Saturday, June 22, 2013

Embracing for an overload ... or how to load balance your web server

Almost all mobile games somehow now use a web server. Even if you are using facebook for the social part and friends leaderboards, facebook's leaderboards API is very limiting (at least at the time of writing you cannot have multiple leaderboards for a game for example). So developers tend to roll their own leaderboard system that spams facebook.

But what if your web server used by your game does not hold up the initial rush of users?


Your server gets crushed by the load of users hitting your server. You can set up multiple servers to prepare yourself, but that can be costly especially when you don't know how many users are going to be playing your game.
Ideally you dynamically add/remove web servers depending on the load, so you save costs.

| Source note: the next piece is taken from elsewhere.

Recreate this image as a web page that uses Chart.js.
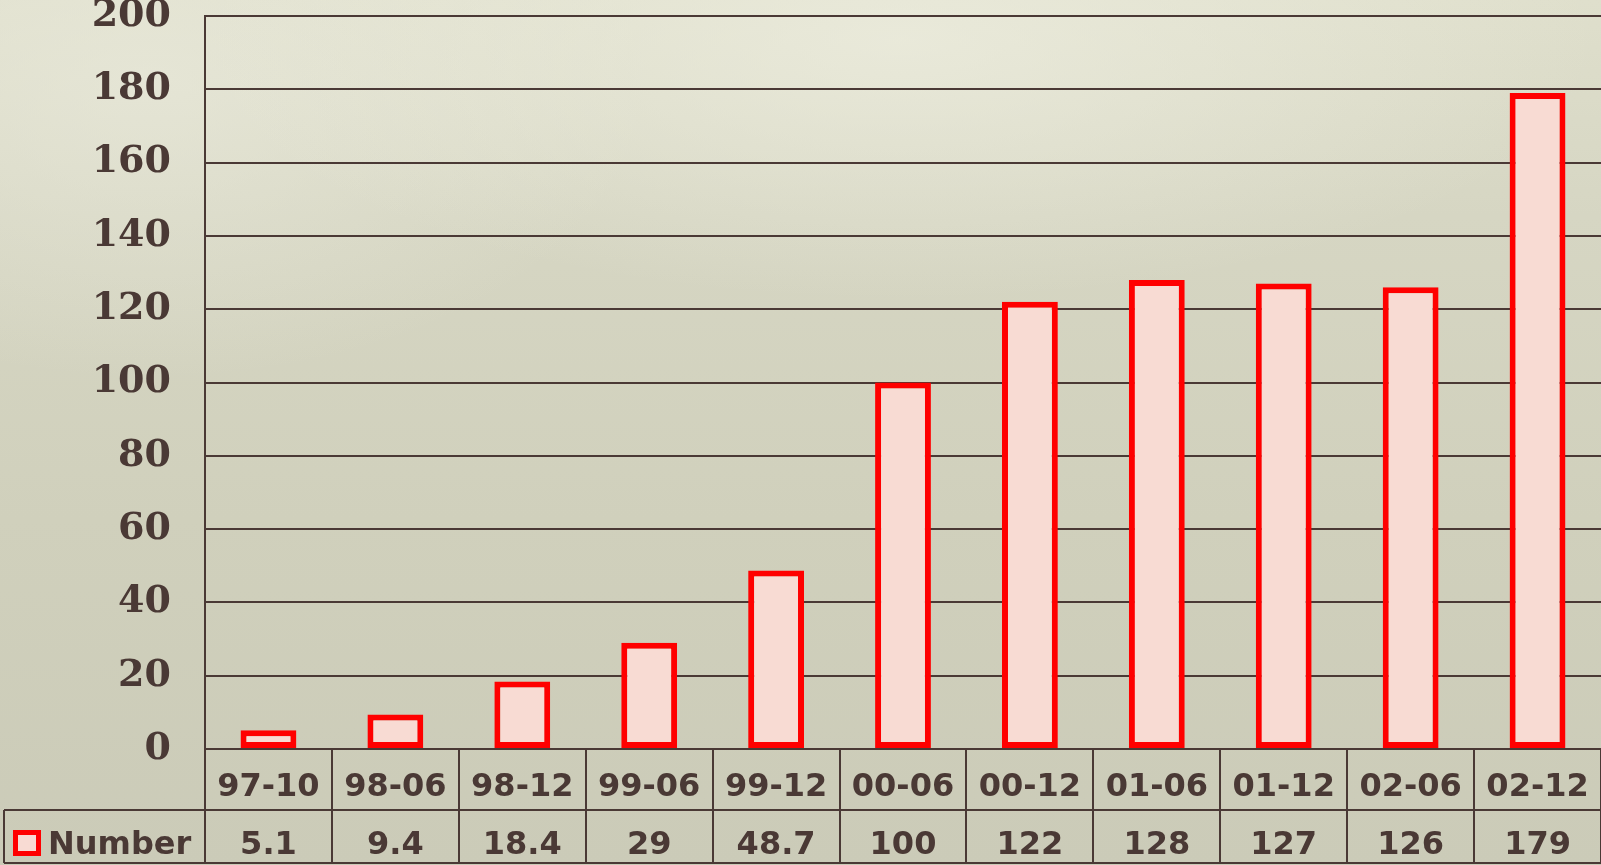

Enter heroku + loader.io + hirefire.io

Heroku is a hosting service that supports multiple server doesn't scale them automatically. Originally it started with ruby on rails but now supports other languages like php (1 server is free, 2 servers is 30$/month, 4 servers is 200$/month, 100 servers around 2000$/month at the time of writing, etc). It uses git underneath, and it makes it really easy to push and release updates. Facebook are also collaborating with heroku for easily creating a web app hooked up with facebook.

Loader.io is for doing stress testing (awesome and free)

Hirefire.io monitors your web app every minute or so, and it auto scales up/down your number of web servers depending on your load. (Will cost you around 10$/month). It's really cool seeing this little app communicating with heroku to scale up/down your servers almost instantly (1min is not a long interval).

They are very easy to set up. I am using them for preparing for the launch of That Monsters Game, which will be available for download July 18th.

2 comments:

Gerard said...

I love the game and how smooth it is!. Congrats!. What unity input system did you use?

xenon said...

Hi Gerard,
I used NGUI for the UI, but for the tracing monsters it is just a manual raycast and checking if I hit a monster or not.

Are you developing a game in Unity as well?